Superintendent Dr. Mark T. Bedell
Dr. Mark Bedell began a four-year term as Superintendent of Anne Arundel County Public Schools on July 1, 2022, and assumed his full duties leading Maryland’s fourth largest school district on August 8, 2022, after transitioning from the superintendency of Kansas City Public Schools.
Dr. Bedell is a talented, caring teacher, administrator and proven innovative public school leader with a track record of success in urban districts. In 2022, he led Kansas City Public Schools to full accreditation status for the first time in more than 20 years.
Dr. Bedell has spent his career pushing for educational equity. Under his steady leadership, Kansas City Public Schools created an innovative Equity Policy to direct the school system’s resources and programs to give every student the opportunity to reach their greatest potential.
Dr. Bedell has received many recognitions, including being named the 2023 Joseph E. Hill Superintendent of the Year by the National Alliance of Black School Educators.
In 2024, he was asked by Harvard University's Graduate School of Education to speak to approximately 170 principals in the Summer Leadership Institute about AACPS' work to cultivate relationships that will help move every student forward.
Dr. Bedell was also named a “Superintendent to Watch” by the National School Public Relations Association and “New Superintendent of the Year” by the Missouri Association of School Administrators during his first year leading Kansas City Public Schools.
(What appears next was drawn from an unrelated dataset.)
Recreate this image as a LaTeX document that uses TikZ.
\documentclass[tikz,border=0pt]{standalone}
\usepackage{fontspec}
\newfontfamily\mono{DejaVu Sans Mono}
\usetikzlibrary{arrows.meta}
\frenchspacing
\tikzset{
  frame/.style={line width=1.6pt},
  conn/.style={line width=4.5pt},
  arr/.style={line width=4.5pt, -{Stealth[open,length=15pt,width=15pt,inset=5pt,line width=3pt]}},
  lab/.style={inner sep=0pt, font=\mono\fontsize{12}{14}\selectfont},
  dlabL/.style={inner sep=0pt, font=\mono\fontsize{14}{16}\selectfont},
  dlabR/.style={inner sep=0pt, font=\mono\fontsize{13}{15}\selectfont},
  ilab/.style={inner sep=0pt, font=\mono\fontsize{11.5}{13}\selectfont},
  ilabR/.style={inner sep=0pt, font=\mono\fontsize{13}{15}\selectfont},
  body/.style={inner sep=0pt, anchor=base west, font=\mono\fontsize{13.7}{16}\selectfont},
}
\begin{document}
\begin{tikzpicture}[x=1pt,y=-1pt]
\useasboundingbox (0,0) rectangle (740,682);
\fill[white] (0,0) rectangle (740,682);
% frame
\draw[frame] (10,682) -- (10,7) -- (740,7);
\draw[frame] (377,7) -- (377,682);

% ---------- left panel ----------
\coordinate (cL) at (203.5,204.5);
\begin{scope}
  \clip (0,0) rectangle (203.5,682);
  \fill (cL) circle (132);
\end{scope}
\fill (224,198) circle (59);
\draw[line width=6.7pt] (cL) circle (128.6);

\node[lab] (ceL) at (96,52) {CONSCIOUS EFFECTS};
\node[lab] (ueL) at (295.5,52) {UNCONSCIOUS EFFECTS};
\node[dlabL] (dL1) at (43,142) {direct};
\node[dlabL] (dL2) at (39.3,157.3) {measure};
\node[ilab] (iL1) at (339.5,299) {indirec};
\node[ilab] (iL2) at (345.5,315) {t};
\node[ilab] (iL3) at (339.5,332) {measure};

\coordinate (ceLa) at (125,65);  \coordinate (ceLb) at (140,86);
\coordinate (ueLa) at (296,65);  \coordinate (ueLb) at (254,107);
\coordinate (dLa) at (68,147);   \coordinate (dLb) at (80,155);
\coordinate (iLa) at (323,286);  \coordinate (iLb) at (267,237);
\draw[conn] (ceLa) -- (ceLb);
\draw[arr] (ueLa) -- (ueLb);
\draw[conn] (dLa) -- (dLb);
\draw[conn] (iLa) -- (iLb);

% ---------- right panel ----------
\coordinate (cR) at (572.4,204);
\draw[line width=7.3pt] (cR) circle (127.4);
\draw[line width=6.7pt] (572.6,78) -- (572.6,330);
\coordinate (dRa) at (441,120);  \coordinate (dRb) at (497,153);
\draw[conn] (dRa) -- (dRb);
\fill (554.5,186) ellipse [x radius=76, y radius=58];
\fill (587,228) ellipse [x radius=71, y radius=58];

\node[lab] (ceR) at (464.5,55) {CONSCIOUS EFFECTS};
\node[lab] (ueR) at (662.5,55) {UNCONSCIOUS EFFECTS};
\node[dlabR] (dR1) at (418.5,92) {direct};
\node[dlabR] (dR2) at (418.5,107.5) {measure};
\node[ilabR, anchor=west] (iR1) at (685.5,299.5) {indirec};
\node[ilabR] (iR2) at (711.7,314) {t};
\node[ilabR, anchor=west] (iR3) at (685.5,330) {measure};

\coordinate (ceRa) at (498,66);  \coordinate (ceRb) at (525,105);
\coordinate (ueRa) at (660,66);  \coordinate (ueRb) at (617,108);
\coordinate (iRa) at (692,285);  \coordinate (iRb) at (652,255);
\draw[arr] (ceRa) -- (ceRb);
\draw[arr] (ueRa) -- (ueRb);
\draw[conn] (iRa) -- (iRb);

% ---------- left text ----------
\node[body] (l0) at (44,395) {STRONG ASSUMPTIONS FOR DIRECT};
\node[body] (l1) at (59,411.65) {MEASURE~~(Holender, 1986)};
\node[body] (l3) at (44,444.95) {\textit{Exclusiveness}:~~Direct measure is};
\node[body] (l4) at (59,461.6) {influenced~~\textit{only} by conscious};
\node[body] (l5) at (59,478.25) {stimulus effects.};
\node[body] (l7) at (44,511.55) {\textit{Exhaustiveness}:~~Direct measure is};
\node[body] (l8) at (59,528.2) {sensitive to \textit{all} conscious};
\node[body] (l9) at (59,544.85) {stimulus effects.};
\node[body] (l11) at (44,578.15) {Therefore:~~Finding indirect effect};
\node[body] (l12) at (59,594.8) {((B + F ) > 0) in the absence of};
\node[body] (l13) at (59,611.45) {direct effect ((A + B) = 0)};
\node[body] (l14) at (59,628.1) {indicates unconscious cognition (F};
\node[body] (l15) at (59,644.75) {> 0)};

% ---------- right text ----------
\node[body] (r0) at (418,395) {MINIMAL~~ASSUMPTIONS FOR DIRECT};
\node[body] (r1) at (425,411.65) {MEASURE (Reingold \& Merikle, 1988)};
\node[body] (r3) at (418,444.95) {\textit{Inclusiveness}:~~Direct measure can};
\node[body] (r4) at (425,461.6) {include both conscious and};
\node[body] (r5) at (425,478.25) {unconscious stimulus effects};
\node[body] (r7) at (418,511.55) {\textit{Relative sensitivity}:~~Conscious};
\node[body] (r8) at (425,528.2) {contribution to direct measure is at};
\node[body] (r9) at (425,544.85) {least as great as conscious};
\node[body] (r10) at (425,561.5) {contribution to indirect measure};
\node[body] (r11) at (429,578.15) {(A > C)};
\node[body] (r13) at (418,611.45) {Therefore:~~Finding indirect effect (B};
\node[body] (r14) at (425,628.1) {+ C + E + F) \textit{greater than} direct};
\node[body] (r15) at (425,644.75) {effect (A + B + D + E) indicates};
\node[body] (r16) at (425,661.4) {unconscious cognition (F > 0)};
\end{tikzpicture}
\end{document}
He was named to 435 magazine’s Top 50 Power List as one of the most powerful people to shape the Kansas City region and to The Kansas City Business Journal’s Power 100 List. He was also recognized by The Kansas City Star as one of the 51 most influential Missourians.
In 2020, Dr. Bedell was a finalist for the Green-Garner Award, the top honor for urban school leaders across the country.
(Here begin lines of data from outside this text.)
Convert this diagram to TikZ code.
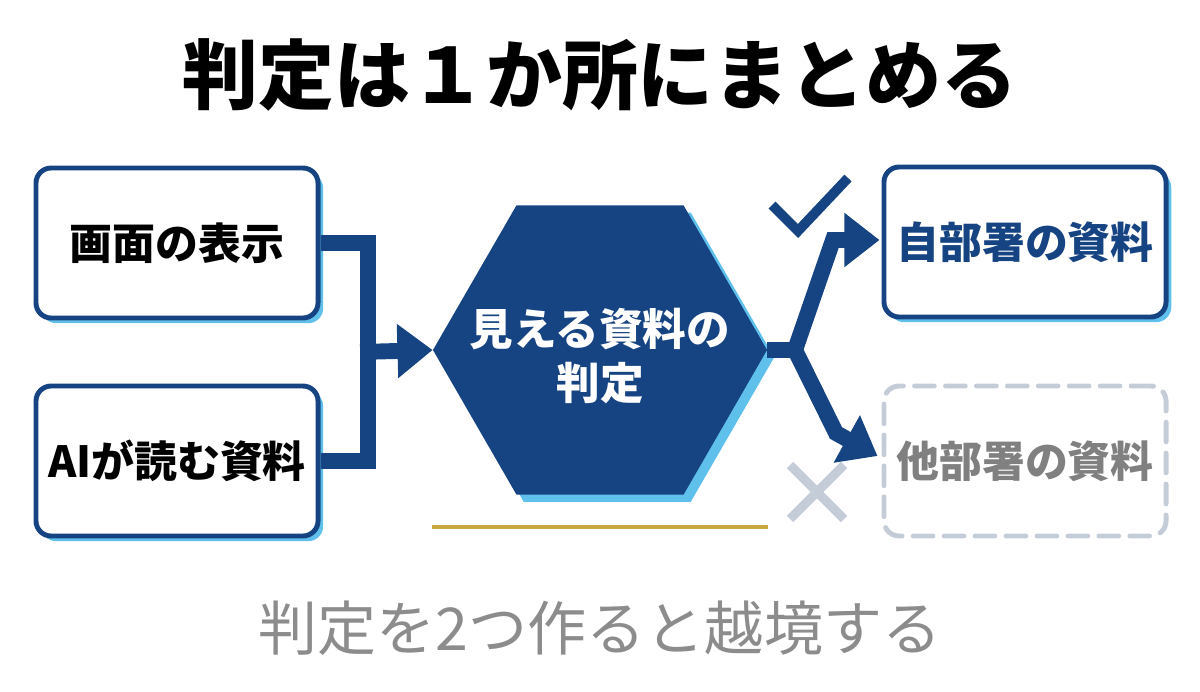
\documentclass[tikz,border=0pt]{standalone}
\usepackage{fontspec}
\newfontfamily\jp{Noto Sans CJK JP}
\usepackage{tikz}
\usetikzlibrary{arrows.meta,shapes.geometric,shadows,calc}
\definecolor{navyblue}  {RGB}{22,68,130}
\definecolor{skyline}   {RGB}{95,192,235}
\definecolor{paleslate} {RGB}{196,204,216}
\definecolor{midgray}   {RGB}{128,128,128}
\definecolor{softgray}  {RGB}{140,140,140}
\definecolor{goldline}  {RGB}{201,168,64}

\begin{document}
\begin{tikzpicture}[
  x=0.025cm, y=-0.025cm,
  every node/.style={font=\jp},
  srcbox/.style={draw=navyblue,line width=3.5pt,fill=white,rounded corners=0.38cm,
                 minimum width=7.05cm,minimum height=3.75cm,align=center,
                 font=\jp\bfseries\fontsize{30.5}{36}\selectfont,
                 drop shadow={shadow xshift=0.13cm,shadow yshift=-0.13cm,fill=skyline,opacity=1}},
  okbox/.style={srcbox,text=navyblue},
  ngbox/.style={draw=paleslate,line width=3.5pt,dash pattern=on 14pt off 8pt,line cap=round,
                rounded corners=0.38cm,minimum width=7.05cm,minimum height=3.75cm,
                font=\jp\bfseries\fontsize{30.5}{36}\selectfont,text=midgray},
  hexa/.style={regular polygon,regular polygon sides=6,minimum size=8.35cm,inner sep=0pt,
               fill=navyblue,
               drop shadow={shadow xshift=0.18cm,shadow yshift=-0.18cm,fill=skyline,opacity=1}},
  hexlabel/.style={text=white,align=center,font=\jp\bfseries\fontsize{31}{39}\selectfont},
  conn/.style={navyblue,line width=11.3pt},
  arr/.style={conn,-{Triangle[length=25pt,width=37pt]}},
]
\useasboundingbox (0,0) rectangle (1200,691);

%% ── Title ────────────────────────────────────────────────────────────────
\node[font=\jp\bfseries\fontsize{54}{60}\selectfont] (title) at (600,75)
  {判定は１か所にまとめる};

%% ── Sources ──────────────────────────────────────────────────────────────
\node[srcbox] (screen) at (177,243) {画面の表示};
\node[srcbox] (airead) at (177,461) {AIが読む資料};

%% ── Single judgement ─────────────────────────────────────────────────────
\node[hexa] (judge) at (600,350) {};
\node[hexlabel] (judgetext) at (600,356) {見える資料の\\判定};

%% ── Targets ──────────────────────────────────────────────────────────────
\node[okbox] (own)   at (1025,242) {自部署の資料};
\node[ngbox] (other) at (1025,461) {他部署の資料};

%% Connections in
\coordinate (join) at (368,352);
\draw[conn] (screen.east) -| (join);
\draw[conn] (airead.east) -| (join);
\draw[arr]  ([xshift=-5.6pt]join) -- (judge.west);

%% Connections out
\coordinate (fork) at (795,350);
\draw[conn] (judge.east) -- (fork);
\draw[arr,line join=miter] (fork) -- (833,240) -- ($(own.west)+(-2,-2)$);
\draw[arr,line join=miter] (fork) -- (836,433) -- ($(other.west)+(-4,-5)$);

%% Marks
\draw[navyblue,line width=7pt] (772,205) -- (798,231) -- (848,178);
\draw[paleslate,line width=6.5pt] (790,465) -- (844,519) (844,465) -- (790,519);

%% Underline
\draw[goldline,line width=3.5pt] (432,527) -- (768,527);

%% ── Caption ──────────────────────────────────────────────────────────────
\node[text=softgray,font=\jp\fontsize{42}{48}\selectfont] (caption) at (600,628)
  {判定を2つ作ると越境する};

\end{tikzpicture}
\end{document}
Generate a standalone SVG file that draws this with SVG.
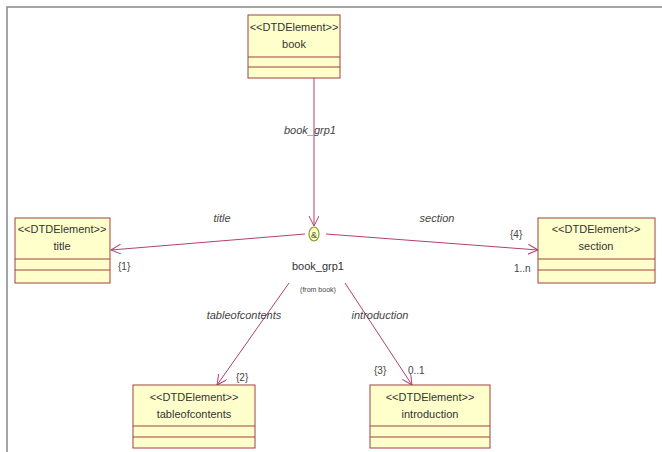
<svg xmlns="http://www.w3.org/2000/svg" width="662" height="452" viewBox="0 0 662 452">
<style>
.box{fill:#FFFFCC;stroke:#A04040;stroke-width:1}
.sep{stroke:#A04040;stroke-width:1}
.t{font-family:"Liberation Sans",Arial,sans-serif;font-size:11px;fill:#333;text-anchor:middle}
.lbl{font-family:"Liberation Sans",Arial,sans-serif;font-size:11px;fill:#444;font-style:italic;text-anchor:middle}
.m{font-family:"Liberation Sans",Arial,sans-serif;font-size:10px;fill:#444}
.c{stroke:#B04070;stroke-width:1;fill:none}
</style>
<defs>
<marker id="arr" markerWidth="12" markerHeight="12" refX="10" refY="5" orient="auto" markerUnits="userSpaceOnUse">
<path d="M0,0 L10,5 L0,10" fill="none" stroke="#B04070" stroke-width="1"/>
</marker>
</defs>
<rect x="0" y="0" width="662" height="452" fill="#fff"/>
<path d="M7,452 L7,7 L662,7" fill="none" stroke="#888" stroke-width="1.5"/>

<g id="connectors">
<line class="c" x1="314" y1="78" x2="314" y2="226" marker-end="url(#arr)"/>
<text class="lbl" x="310" y="134">book_grp1</text>
<line class="c" x1="305" y1="234" x2="111" y2="250" marker-end="url(#arr)"/>
<text class="lbl" x="222" y="222">title</text>
<text class="m" x="118" y="270">{1}</text>
<line class="c" x1="326" y1="234" x2="538" y2="250" marker-end="url(#arr)"/>
<text class="lbl" x="437" y="222">section</text>
<text class="m" x="510" y="238">{4}</text>
<text class="m" x="514" y="272">1..n</text>
<line class="c" x1="289" y1="283" x2="217" y2="385" marker-end="url(#arr)"/>
<text class="lbl" x="244" y="319">tableofcontents</text>
<text class="m" x="236" y="381">{2}</text>
<line class="c" x1="345" y1="283" x2="412" y2="385" marker-end="url(#arr)"/>
<text class="lbl" x="380" y="319">introduction</text>
<text class="m" x="374" y="374">{3}</text>
<text class="m" x="408" y="374">0..1</text>
</g>

<g id="book_grp1">
<ellipse cx="314" cy="234" rx="5" ry="7" fill="#FFFFCC" stroke="#8A9A30" stroke-width="1.2"/>
<text x="314" y="238" font-family="Liberation Sans,Arial,sans-serif" font-size="9" fill="#4A5A10" text-anchor="middle">&amp;</text>
<text class="t" x="318" y="270">book_grp1</text>
<text x="318" y="292" font-family="Liberation Sans,Arial,sans-serif" font-size="7" fill="#444" text-anchor="middle">(from book)</text>
</g>

<g id="book">
<rect class="box" x="248" y="15" width="92" height="63"/>
<line class="sep" x1="248" y1="57" x2="340" y2="57"/>
<line class="sep" x1="248" y1="67" x2="340" y2="67"/>
<text class="t" x="294" y="31">&lt;&lt;DTDElement&gt;&gt;</text>
<text class="t" x="294" y="48">book</text>
</g>

<g id="title">
<rect class="box" x="15" y="218" width="95" height="65"/>
<line class="sep" x1="15" y1="259" x2="110" y2="259"/>
<line class="sep" x1="15" y1="270" x2="110" y2="270"/>
<text class="t" x="62" y="233">&lt;&lt;DTDElement&gt;&gt;</text>
<text class="t" x="62" y="250">title</text>
</g>

<g id="section">
<rect class="box" x="538" y="218" width="117" height="65"/>
<line class="sep" x1="538" y1="259" x2="655" y2="259"/>
<line class="sep" x1="538" y1="270" x2="655" y2="270"/>
<text class="t" x="596" y="233">&lt;&lt;DTDElement&gt;&gt;</text>
<text class="t" x="596" y="250">section</text>
</g>

<g id="tableofcontents">
<rect class="box" x="133" y="385" width="122" height="63"/>
<line class="sep" x1="133" y1="426" x2="255" y2="426"/>
<line class="sep" x1="133" y1="437" x2="255" y2="437"/>
<text class="t" x="194" y="401">&lt;&lt;DTDElement&gt;&gt;</text>
<text class="t" x="194" y="418">tableofcontents</text>
</g>

<g id="introduction">
<rect class="box" x="370" y="385" width="120" height="63"/>
<line class="sep" x1="370" y1="426" x2="490" y2="426"/>
<line class="sep" x1="370" y1="437" x2="490" y2="437"/>
<text class="t" x="430" y="401">&lt;&lt;DTDElement&gt;&gt;</text>
<text class="t" x="430" y="418">introduction</text>
</g>
</svg>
Dr. Bedell takes pride in the transparency that is among the core principles of his educational work. Upon taking his position in AACPS, he led a series of 16 “Listening and Learning” sessions designed to provide students, families, employees, and community members with a sense of his priorities and to allow those same people to provide their input on what the school system does well, what it needs to improve, and what they would like to see in AACPS. Dr. Bedell followed that in 2024 with a seven-session “Community Conversations” tour in which he and all members of his Cabinet were on hand to allow members of the public to interact, provide input, and get answers to their questions.
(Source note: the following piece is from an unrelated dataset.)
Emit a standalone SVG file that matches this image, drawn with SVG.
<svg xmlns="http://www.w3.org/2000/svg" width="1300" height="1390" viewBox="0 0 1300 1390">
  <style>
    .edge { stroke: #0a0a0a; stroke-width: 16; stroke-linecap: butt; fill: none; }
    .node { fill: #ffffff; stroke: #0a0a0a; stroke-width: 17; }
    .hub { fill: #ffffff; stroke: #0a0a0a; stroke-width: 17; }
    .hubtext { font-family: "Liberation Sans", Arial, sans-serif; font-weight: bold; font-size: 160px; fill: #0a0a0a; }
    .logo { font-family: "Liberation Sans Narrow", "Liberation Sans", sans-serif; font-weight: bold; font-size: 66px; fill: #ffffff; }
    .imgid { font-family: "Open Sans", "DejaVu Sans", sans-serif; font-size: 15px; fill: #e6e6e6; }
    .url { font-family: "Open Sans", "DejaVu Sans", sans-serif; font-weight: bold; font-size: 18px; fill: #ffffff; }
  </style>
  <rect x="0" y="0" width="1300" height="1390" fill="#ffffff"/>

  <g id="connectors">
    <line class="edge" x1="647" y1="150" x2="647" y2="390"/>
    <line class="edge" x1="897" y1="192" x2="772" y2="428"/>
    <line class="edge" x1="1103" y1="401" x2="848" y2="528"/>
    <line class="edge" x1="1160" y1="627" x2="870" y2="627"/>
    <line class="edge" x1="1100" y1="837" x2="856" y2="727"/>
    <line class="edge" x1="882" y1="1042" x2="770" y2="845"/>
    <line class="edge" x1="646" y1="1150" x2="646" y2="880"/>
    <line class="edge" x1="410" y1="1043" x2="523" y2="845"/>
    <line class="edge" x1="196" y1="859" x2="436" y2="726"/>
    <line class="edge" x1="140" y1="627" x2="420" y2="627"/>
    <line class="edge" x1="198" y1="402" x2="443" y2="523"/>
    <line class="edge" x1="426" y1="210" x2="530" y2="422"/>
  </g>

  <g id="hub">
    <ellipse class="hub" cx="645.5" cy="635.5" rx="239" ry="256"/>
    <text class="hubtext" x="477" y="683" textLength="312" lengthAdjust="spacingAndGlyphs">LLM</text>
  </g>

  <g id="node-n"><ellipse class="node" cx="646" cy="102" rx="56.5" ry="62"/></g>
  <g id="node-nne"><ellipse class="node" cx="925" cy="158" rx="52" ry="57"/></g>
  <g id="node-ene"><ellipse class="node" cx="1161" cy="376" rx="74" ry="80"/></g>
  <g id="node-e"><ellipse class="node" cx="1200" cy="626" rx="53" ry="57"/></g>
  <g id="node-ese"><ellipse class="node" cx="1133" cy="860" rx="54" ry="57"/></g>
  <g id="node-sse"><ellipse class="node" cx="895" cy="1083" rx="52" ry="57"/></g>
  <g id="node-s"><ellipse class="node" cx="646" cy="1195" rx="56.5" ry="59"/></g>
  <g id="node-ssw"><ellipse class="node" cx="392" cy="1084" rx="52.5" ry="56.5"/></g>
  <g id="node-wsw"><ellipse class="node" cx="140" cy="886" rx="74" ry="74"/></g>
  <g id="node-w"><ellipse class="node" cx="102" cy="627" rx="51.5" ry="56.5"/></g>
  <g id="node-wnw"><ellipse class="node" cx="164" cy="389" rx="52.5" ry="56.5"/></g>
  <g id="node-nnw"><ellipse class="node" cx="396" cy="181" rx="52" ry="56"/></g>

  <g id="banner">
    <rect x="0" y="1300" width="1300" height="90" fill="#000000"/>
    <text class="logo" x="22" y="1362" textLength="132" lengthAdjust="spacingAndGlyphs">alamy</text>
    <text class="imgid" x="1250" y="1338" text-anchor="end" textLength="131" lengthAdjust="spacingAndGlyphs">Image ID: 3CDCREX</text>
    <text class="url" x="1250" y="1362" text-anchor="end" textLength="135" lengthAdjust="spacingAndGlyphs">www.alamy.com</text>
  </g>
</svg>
He regularly conducts assemblies with students, particularly those in middle school, in which he discusses the challenges he faced as a youth growing up in Rochester, N.Y., and the relationships he developed to help him overcome those challenges.
Under his leadership, AACPS was ranked 40th in the nation and No. 1 in the region among sought after school districts in a survey done by Test Prep Insight. The survey asked parent and guardians across the nation to identify the school districts they would most want their children to be in if they had the choice.
Dr. Bedell has written several articles and opinion pieces for newspapers, magazines, and journals. His numerous speaking engagements, awards, national board service for several high-level organizations and equity-centered keynotes make him a leading Superintendent in public education.
His most important honors, however, have come from students. In 2018, students at Southeast High School in Kansas City presented Dr. Bedell with an award for his efforts on their behalf and the positive impact he would have on future students. In 2022, Middle College students named Dr. Bedell “Superintendent of the Century.” The Middle College program started by Dr. Bedell has changed the lives of nearly 300 Kansas City Public Schools students who otherwise would have dropped out of high school.
Dr. Bedell and his wife, Robyn, an attorney, have three children. Their two oldest graduated from Kansas City Public Schools and now attend HBCUs. Their youngest is a middle school student in Anne Arundel County Public Schools.